A Grammar of Hindi
Annie Montaut
INALCO/CNRS
Hindi, the official language of India, is an Indo-Aryan language widely spoken in North India between Punjab, Bengal and Maharashtra, with more than 400 millions speakers in the world.
The grammar is aimed at giving a functional description of the language in a typological perspective, using diachronical explanation as well as areal contact, whenever it provides a better understanding of synchronic facts. Modern Standard Hindi is a verb final language very weakly flexional inherited from Sanskrit, a typically flexional language with relatively free word order. The first section consists in a brief phonological outline, including a description of the writing system and stress. The second section deals with morphology, typical of head final languages (postpositions, postponed auxiliaries) with strong agglutinative tendancy (specially in the verb phrase) although a few remnants of casual flexions and a two gender opposition are still preserved. Parts of speech are clearly distinct although verbo-nominal compounds raise a number of problems in this respect. The development and gramm-aticalization of postposition or postpositive locutions, verb series, causative and factitive alternations, aspectual, aktionsart and modal auxiliaries are analysed, as well as derivational morphology, both prefixing and suffixing (although mainly productive in technical neology). Reduplication and synonymous pairs also form an important device in developing the lexicon.
The analysis of the simple clause (third section) shows the high sensitivity of morpho-syntactic structures to semantic roles (specific case marking for the main argument of subjective predicates, of possessive predicates) and to aspect (ergative marking for agents of accomplished processes). The latter appears to form a paradigm with the other types of predications of localization, exhibiting clear analogies with the formation of Indo-European perfect in its early stages. Given the fact that such notions as subject and object fail to adequately account for a large number of elementary statements, the various types of clauses are better described within a frame of case-marking (taking into account semantic and discursive parameters) than of purely syntactical relations.

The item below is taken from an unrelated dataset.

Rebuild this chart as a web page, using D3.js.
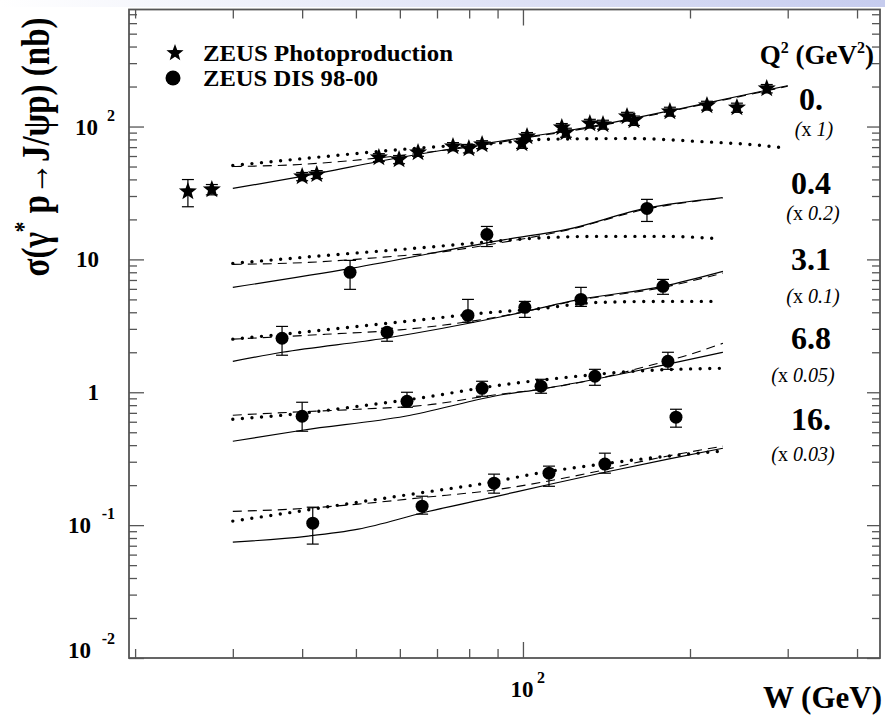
<!DOCTYPE html>
<html>
<head>
<meta charset="utf-8">
<script src="https://cdn.jsdelivr.net/npm/d3@7"></script>
<style>
  body { margin: 0; background: #fff; }
  svg { display: block; }
  text { font-family: "Liberation Serif", "Times New Roman", serif; font-weight: bold; fill: #000; }
</style>
</head>
<body>
<svg width="885" height="715"></svg>
<script>
// ---- data ----
// photoproduction, Q^2 = 0 (stars)
var photoW = [24.9, 27.5, 40.0, 42.5, 55.0, 59.8, 64.7, 74.8, 79.9, 84.4, 99.6, 101.7, 117.5, 119.5, 132.0, 139.4, 154, 158.5, 184, 214.6, 243, 275]
var photoSigma = [32.4, 33.6, 42.1, 43.6, 58.5, 56.5, 63.7, 70.7, 68.3, 73.2, 74.5, 84.1, 98.3, 90.1, 105.3, 103.5, 118.9, 110.9, 129.7, 143.9, 138.9, 193.1]
var photoErr = [7.5, 3, 3, 3, 4, 4, 4, 5, 5, 5, 6, 6, 7, 7, 8, 8, 9, 9, 10, 11, 11, 14]

// DIS 98-00, already multiplied by the factor shown on the right
var dis04W = [48.8, 86.1, 167.3]
var dis04Sigma = [7.99, 15.4, 24.2]
var dis04Lo = [5.95, 12.5, 19.3]
var dis04Hi = [9.83, 17.7, 28.3]

var dis31W = [36.8, 56.9, 79.6, 100.8, 127.2, 178.8]
var dis31Sigma = [2.55, 2.83, 3.79, 4.36, 5.0, 6.27]
var dis31Lo = [1.90, 2.42, 3.36, 3.66, 4.43, 5.46]
var dis31Hi = [3.13, 3.03, 5.0, 4.83, 6.16, 7.07]

var dis68W = [40.0, 61.8, 84.4, 107.8, 134.8, 182.5]
var dis68Sigma = [0.66, 0.855, 1.07, 1.11, 1.32, 1.71]
var dis68Lo = [0.509, 0.771, 0.933, 0.983, 1.128, 1.488]
var dis68Hi = [0.841, 1.0, 1.21, 1.252, 1.488, 2.0]

var dis16W = [41.8, 65.8, 88.7, 111.4, 140.5, 188.7]
var dis16Sigma = [0.1035, 0.139, 0.207, 0.246, 0.288, 0.649]
var dis16Lo = [0.072, 0.121, 0.174, 0.196, 0.246, 0.546]
var dis16Hi = [0.1365, 0.165, 0.242, 0.278, 0.348, 0.745]

// model curves [W, sigma]
var q0Solid = [[30, 34.2], [40, 42.1], [60, 58.5], [100, 82.5], [130, 98.3], [200, 141.4], [300, 203]]
var q0Dashed = [[30, 50.0], [39.6, 51.8], [49.2, 55.5], [66.6, 63.7], [83.7, 72.0], [100, 81.5], [130, 97], [200, 140], [300, 201]]
var q0Dotted = [[30, 50.9], [44, 59.5], [66.6, 69.5], [92.8, 75.8], [104, 79.8], [158, 81.2], [208, 77.1], [257, 73.2], [293, 69.5]]

var q04Solid = [[30, 6.16], [49, 8.56], [92.8, 14.1], [120, 16.8], [166, 24.2], [229, 29.2]]
var q04Dashed = [[30, 9.17], [41, 9.49], [58.1, 10.53], [70.3, 11.29], [87.2, 12.96], [120, 16.6], [166, 23.8], [229, 29.0]]
var q04Dotted = [[30, 9.33], [44, 10.7], [66.6, 12.3], [92.8, 13.9], [104, 14.4], [137.6, 14.9], [181.6, 14.9], [219.7, 14.4]]

var q31Solid = [[30, 1.71], [36.8, 2.0], [56.4, 2.55], [92.8, 3.75], [126.7, 5.0], [178.8, 6.27], [229.3, 8.12]]
var q31Dashed = [[30, 2.51], [44, 2.73], [60, 2.95], [76, 3.3], [92.8, 3.78], [126.7, 4.95], [178.8, 6.15], [229.3, 7.9]]
var q31Dotted = [[30, 2.51], [38.4, 2.78], [50.5, 3.13], [66.6, 3.54], [88, 4.0], [104.2, 4.21], [137.6, 4.75], [181.6, 4.83], [226.6, 4.83]]

var q68Solid = [[30, 0.428], [40, 0.518], [61.3, 0.66], [92.8, 0.966], [107.3, 1.053], [134.8, 1.252], [181.6, 1.623], [229.3, 2.0]]
var q68Dashed = [[30, 0.672], [38.4, 0.708], [50.5, 0.745], [66.6, 0.799], [88, 0.949], [107.3, 1.054], [137.6, 1.274], [164.5, 1.542], [197.5, 1.897], [229.3, 2.335]]
var q68Dotted = [[30, 0.627], [38.4, 0.683], [50.5, 0.785], [66.6, 0.917], [88, 1.11], [120, 1.296], [157.9, 1.438], [229.3, 1.515]]

var q16Solid = [[30, 0.0745], [41, 0.0827], [50.5, 0.0933], [66.6, 0.125], [88, 0.162], [111.9, 0.203], [140.5, 0.25], [181.6, 0.313], [229.3, 0.379]]
var q16Dashed = [[30, 0.127], [38.4, 0.132], [50.5, 0.144], [66.6, 0.162], [88, 0.183], [120, 0.228], [181.6, 0.33], [229.3, 0.393]]
var q16Dotted = [[30, 0.1072], [38.4, 0.125], [50.5, 0.149], [66.6, 0.177], [88, 0.211], [104.2, 0.242], [137.6, 0.287], [181.6, 0.33], [226.6, 0.36]]

// ticks and labels
var xMinorTicks = [20, 30, 40, 50, 60, 70, 80, 90, 200, 300, 400]
var xMajorTicks = [100]
var yMajorTicks = [0.01, 0.1, 1, 10, 100]
var yMinorTicks = [0.02, 0.03, 0.04, 0.05, 0.06, 0.07, 0.08, 0.09,
  0.2, 0.3, 0.4, 0.5, 0.6, 0.7, 0.8, 0.9, 2, 3, 4, 5, 6, 7, 8, 9,
  20, 30, 40, 50, 60, 70, 80, 90, 200, 300, 400, 500, 600, 700]
var yLabelBase = ["10", "10", "1", "10", "10"]
var yLabelExp = ["-2", "-1", "", "", "2"]
var qLabels = ["0.", "0.4", "3.1", "6.8", "16."]
var qFactors = ["1", "0.2", "0.1", "0.05", "0.03"]

// ---- layout ----
var svg = d3.select("svg")
var plotL = 129, plotR = 880, plotT = 9.5, plotB = 658

var x = d3.scaleLog().domain([19.5, 440]).range([plotL, plotR])
var y = d3.scaleLog().domain([0.01, 760]).range([plotB, plotT])

// light slide band at the very top
var grad = svg.append("defs").append("linearGradient").attr("id", "band")
grad.append("stop").attr("offset", "0%").attr("stop-color", "#ffffff")
grad.append("stop").attr("offset", "100%").attr("stop-color", "#c6ccee")
svg.append("rect").attr("x", 0).attr("y", 0).attr("width", 885).attr("height", 7).attr("fill", "url(#band)")

// ticks on all four sides
var tickColor = "#555"
function ticks(axis, values, size, tx, ty) {
  var g = svg.append("g")
    .attr("transform", "translate(" + tx + "," + ty + ")")
    .call(axis.tickValues(values).tickSize(size).tickFormat(""))
  g.select(".domain").remove()
  g.selectAll("line").attr("stroke", tickColor).attr("stroke-width", 1.3)
}
ticks(d3.axisTop(x), xMinorTicks, 9, 0, plotB)
ticks(d3.axisTop(x), xMajorTicks, 16, 0, plotB)
ticks(d3.axisBottom(x), xMinorTicks, 9, 0, plotT)
ticks(d3.axisBottom(x), xMajorTicks, 16, 0, plotT)
ticks(d3.axisRight(y), yMinorTicks, 8, plotL, 0)
ticks(d3.axisRight(y), yMajorTicks, 15, plotL, 0)
ticks(d3.axisLeft(y), yMinorTicks, 8, plotR, 0)
ticks(d3.axisLeft(y), yMajorTicks, 13, plotR, 0)

// frame
svg.append("rect")
  .attr("x", plotL).attr("y", plotT)
  .attr("width", plotR - plotL).attr("height", plotB - plotT)
  .attr("fill", "none").attr("stroke", tickColor).attr("stroke-width", 1.8)

// y tick labels
yMajorTicks.forEach(function(v, i) {
  var base = yLabelBase[i], exp = yLabelExp[i]
  var yy = y(v) + 8 - (v === 0.01 ? 8 : 0)
  if (exp === "") {
    svg.append("text").attr("x", 99).attr("y", yy)
      .attr("text-anchor", "end").style("font-size", "23px").text(base)
  } else {
    svg.append("text").attr("x", exp.length > 1 ? 91 : 98).attr("y", yy)
      .attr("text-anchor", "end").style("font-size", "23px").text(base)
    svg.append("text").attr("x", 115).attr("y", yy - 14)
      .attr("text-anchor", "end").style("font-size", "16px").text(exp)
  }
})

// x tick label
svg.append("text").attr("x", x(100) - 1).attr("y", 697)
  .attr("text-anchor", "middle").style("font-size", "23px").text("10")
svg.append("text").attr("x", x(100) + 14).attr("y", 683)
  .attr("text-anchor", "start").style("font-size", "16px").text("2")

// axis titles
svg.append("text").attr("x", 882).attr("y", 708)
  .attr("text-anchor", "end").style("font-size", "31px").text("W (GeV)")

var yt = svg.append("text")
  .attr("transform", "translate(49,147) scale(1.2,1) rotate(-90)")
  .attr("text-anchor", "middle").style("font-size", "33px")
yt.append("tspan").text("σ(γ")
yt.append("tspan").attr("dy", -14).style("font-size", "21px").text("*")
yt.append("tspan").attr("dy", 14).text(" p→J/ψp) (nb)")

// model curves
var line = d3.line()
  .x(function(d) { return x(d[0]) })
  .y(function(d) { return y(d[1]) })
  .curve(d3.curveMonotoneX)

var solids = [q0Solid, q04Solid, q31Solid, q68Solid, q16Solid]
var dashes = [q0Dashed, q04Dashed, q31Dashed, q68Dashed, q16Dashed]
var dots = [q0Dotted, q04Dotted, q31Dotted, q68Dotted, q16Dotted]

svg.append("g").selectAll("path").data(solids).enter().append("path")
  .attr("d", line).attr("fill", "none").attr("stroke", "#000").attr("stroke-width", 1.2)
svg.append("g").selectAll("path").data(dashes).enter().append("path")
  .attr("d", line).attr("fill", "none").attr("stroke", "#000").attr("stroke-width", 1.1)
  .attr("stroke-dasharray", "9 6")
svg.append("g").selectAll("path").data(dots).enter().append("path")
  .attr("d", line).attr("fill", "none").attr("stroke", "#000").attr("stroke-width", 3.4)
  .attr("stroke-linecap", "round").attr("stroke-dasharray", "0 9.6")

// markers
function starPath(R) {
  var p = []
  for (var k = 0; k < 10; k++) {
    var r = k % 2 ? R * 0.42 : R
    var a = -Math.PI / 2 + k * Math.PI / 5
    p.push([r * Math.cos(a), r * Math.sin(a)])
  }
  return "M" + p.map(function(q) { return q[0].toFixed(2) + "," + q[1].toFixed(2) }).join("L") + "Z"
}

function errorBar(g, px, lo, hi) {
  g.append("line").attr("x1", px).attr("x2", px).attr("y1", y(lo)).attr("y2", y(hi))
    .attr("stroke", "#000").attr("stroke-width", 1.2)
  ;[lo, hi].forEach(function(v) {
    g.append("line").attr("x1", px - 6).attr("x2", px + 6).attr("y1", y(v)).attr("y2", y(v))
      .attr("stroke", "#000").attr("stroke-width", 1.2)
  })
}

var pts = svg.append("g")
photoW.forEach(function(w, i) {
  errorBar(pts, x(w), photoSigma[i] - photoErr[i], photoSigma[i] + photoErr[i])
})
pts.selectAll(".star").data(photoW).enter().append("path")
  .attr("class", "star")
  .attr("transform", function(w, i) { return "translate(" + x(w) + "," + y(photoSigma[i]) + ")" })
  .attr("d", starPath(9.5)).attr("fill", "#000")

var disSets = [
  [dis04W, dis04Sigma, dis04Lo, dis04Hi],
  [dis31W, dis31Sigma, dis31Lo, dis31Hi],
  [dis68W, dis68Sigma, dis68Lo, dis68Hi],
  [dis16W, dis16Sigma, dis16Lo, dis16Hi]
]
disSets.forEach(function(s) {
  s[0].forEach(function(w, i) {
    errorBar(pts, x(w), s[2][i], s[3][i])
    pts.append("circle").attr("cx", x(w)).attr("cy", y(s[1][i])).attr("r", 6.5).attr("fill", "#000")
  })
})

// legend
svg.append("path").attr("transform", "translate(175,53)").attr("d", starPath(9)).attr("fill", "#000")
svg.append("text").attr("x", 203).attr("y", 61).style("font-size", "23px")
  .attr("textLength", 250).attr("lengthAdjust", "spacingAndGlyphs").text("ZEUS Photoproduction")
svg.append("circle").attr("cx", 173).attr("cy", 78).attr("r", 7.5).attr("fill", "#000")
svg.append("text").attr("x", 203).attr("y", 86).style("font-size", "23px")
  .attr("textLength", 175).attr("lengthAdjust", "spacingAndGlyphs").text("ZEUS DIS 98-00")

// Q^2 labels on the right
var qt = svg.append("text").attr("x", 874).attr("y", 64).attr("text-anchor", "end").style("font-size", "27px")
qt.append("tspan").text("Q")
qt.append("tspan").attr("dy", -11).style("font-size", "16px").text("2")
qt.append("tspan").attr("dy", 11).text(" (GeV")
qt.append("tspan").attr("dy", -11).style("font-size", "16px").text("2")
qt.append("tspan").attr("dy", 11).text(")")

var qBase = [110, 194, 270, 349, 430]
var fBase = [136, 220, 303, 382, 461]
var fCenter = [814, 813, 813, 803, 803]
qLabels.forEach(function(s, i) {
  svg.append("text").attr("x", 811).attr("y", qBase[i]).attr("text-anchor", "middle")
    .style("font-size", "32px").text(s)
  var f = svg.append("text").attr("x", fCenter[i]).attr("y", fBase[i]).attr("text-anchor", "middle")
    .style("font-size", "20px").style("font-weight", "normal").style("font-style", "italic")
  f.append("tspan").text("(")
  f.append("tspan").style("font-style", "normal").text("x ")
  f.append("tspan").text(qFactors[i] + ")")
})
</script>
</body>
</html>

The complex sentence (section four) shows the prevalence of the typically Indo-Aryan system of correlation on subordination in the restricted meaning, as well as of non finite verbal forms, a typically Dravidian device. The last section is devoted to a presentation, within a historical and typological frame, of the most representative features of the various dialects of Hindi, showing the continuity between Standard Hindi with its Western dialects and the Eastern dialects closer to Magadhean languages such as Bengali.
ISBN 9783895869044. LINCOM Studies in Indo-European Linguistics 02. 240 pp. 2005.